Often, those who commit insurance fraud view it as a low-risk, lucrative enterprise.

For example, drug dealers who have entered insurance fraud think it’s safer and more profitable than working street corners.

Compared to those for other crimes, court sentences for insurance fraud can be lenient, reducing the risk of extended punishment.

Though insurers fight fraud, some pay suspicious claims anyway, as settling such claims is often cheaper than legal action” (CAIF).

This is why you need to do everything you can to look for red flags and protect yourself against insurance fraud and scams.

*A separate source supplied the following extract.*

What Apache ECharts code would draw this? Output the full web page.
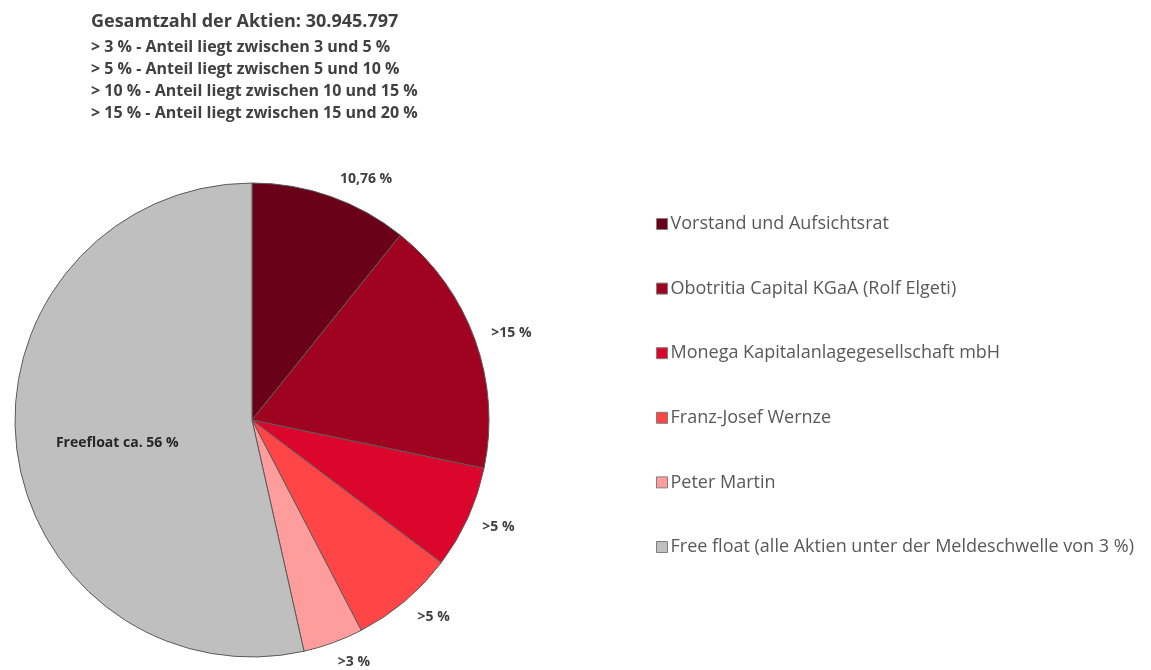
<!DOCTYPE html>
<html>
<head>
<meta charset="utf-8">
<script src="https://cdn.jsdelivr.net/npm/echarts@6/dist/echarts.min.js"></script>
<style>
  html, body { margin: 0; padding: 0; background: #fff; }
  #chart { width: 1151px; height: 670px; }
</style>
</head>
<body>
<div id="chart"></div>
<script>
// Aktionärsstruktur
const names = [
  "Vorstand und Aufsichtsrat",
  "Obotritia Capital KGaA (Rolf Elgeti)",
  "Monega Kapitalanlagegesellschaft mbH",
  "Franz-Josef Wernze",
  "Peter Martin",
  "Free float (alle Aktien unter der Meldeschwelle von 3 %)"
];
const shares = [10.76, 17.5, 7.0, 7.1, 4.1, 53.5];
const sliceLabels = ["10,76 %", ">15 %", ">5 %", ">5 %", ">3 %", "Freefloat ca. 56 %"];
const colors = ["#6b0019", "#a0031f", "#dc062d", "#ff4545", "#ff9c9c", "#bfbfbf"];

const titleText = "Gesamtzahl der Aktien: 30.945.797";
const noteLines = [
  "> 3 % - Anteil liegt zwischen 3 und 5 %",
  "> 5 % - Anteil liegt zwischen 5 und 10 %",
  "> 10 % - Anteil liegt zwischen 10 und 15 %",
  "> 15 % - Anteil liegt zwischen 15 und 20 %"
];

// kleine Verschiebungen der Beschriftungen wie im Original
const labelShift = [[0, -5], [4, -2], [2, 5], [2, 8], [-5, 9], [-14, 10]];

const myChart = echarts.init(document.getElementById("chart"));

const pieData = [];
for (let i = 0; i < names.length; i++) {
  const item = {
    name: names[i],
    value: shares[i],
    itemStyle: { color: colors[i] },
    label: { offset: labelShift[i] }
  };
  // Freefloat-Beschriftung sitzt im Segment
  if (i === names.length - 1) {
    item.label.position = "inside";
    item.label.color = "#262626";
  }
  pieData.push(item);
}

const option = {
  animation: false,
  title: {
    text: titleText,
    subtext: noteLines.join("\n"),
    left: 86,
    top: 8,
    itemGap: 6,
    textStyle: {
      fontFamily: "Open Sans",
      fontSize: 18,
      fontWeight: "bold",
      color: "#404040"
    },
    subtextStyle: {
      fontFamily: "Open Sans",
      fontSize: 16,
      fontWeight: "bold",
      color: "#404040",
      lineHeight: 21.7
    }
  },
  legend: {
    orient: "vertical",
    left: 651,
    top: 210,
    itemWidth: 11,
    itemHeight: 11,
    itemGap: 46.6,
    icon: "rect",
    itemStyle: { borderColor: "#7f7f7f", borderWidth: 1 },
    textStyle: {
      fontFamily: "Open Sans",
      fontSize: 18,
      color: "#595959",
      padding: [0, 0, 0, -2]
    },
    data: names
  },
  series: [
    {
      type: "pie",
      center: [252, 420],
      radius: 237,
      startAngle: 90,
      clockwise: true,
      itemStyle: { borderColor: "#5a5a5a", borderWidth: 1 },
      label: {
        show: true,
        position: "outside",
        fontFamily: "Open Sans",
        fontSize: 14,
        fontWeight: "bold",
        color: "#404040",
        formatter: function (p) {
          return sliceLabels[p.dataIndex];
        }
      },
      labelLine: { show: false, length: 13, length2: 0 },
      emphasis: { disabled: true },
      data: pieData
    }
  ]
};
myChart.setOption(option);
</script>
</body>
</html>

Consumers need to be watching for the following warning signs when they are dealing with insurance policies, companies, and claims as they may indicate that a company is fake or at the very least less than pure with their goals and intent:

  • If an agent or broker uses high-pressure tactics, tries to strong arm you into signing, or says things like rates will be going up in the next 24 hours or similar pressure tactics.
  • The premiums from one company are more than 15-20% lowers than the average price you have been quoted from other providers for the exact same type of coverage.
  • If you have trouble finding a phone number for the company, cannot get in touch with anyone via phone, or the rep who answers fails to give their name and the company name.

Before you ever take a step to sign an application for an insurance policy or make any kind of payment to an insurance company, it would serve you well to take the time to confirm that the company you are going to be working with is legitimate.

Your state insurance department can be reached easily by phone with a quick number look up and they can quickly verify whether an insurance company legally exists and whether or not they are authorized to sell insurance in their state.

This little bit of work ahead of time could save you a lot of time, hassle, stress, and damages if it saves you from falling victim to an insurance scam!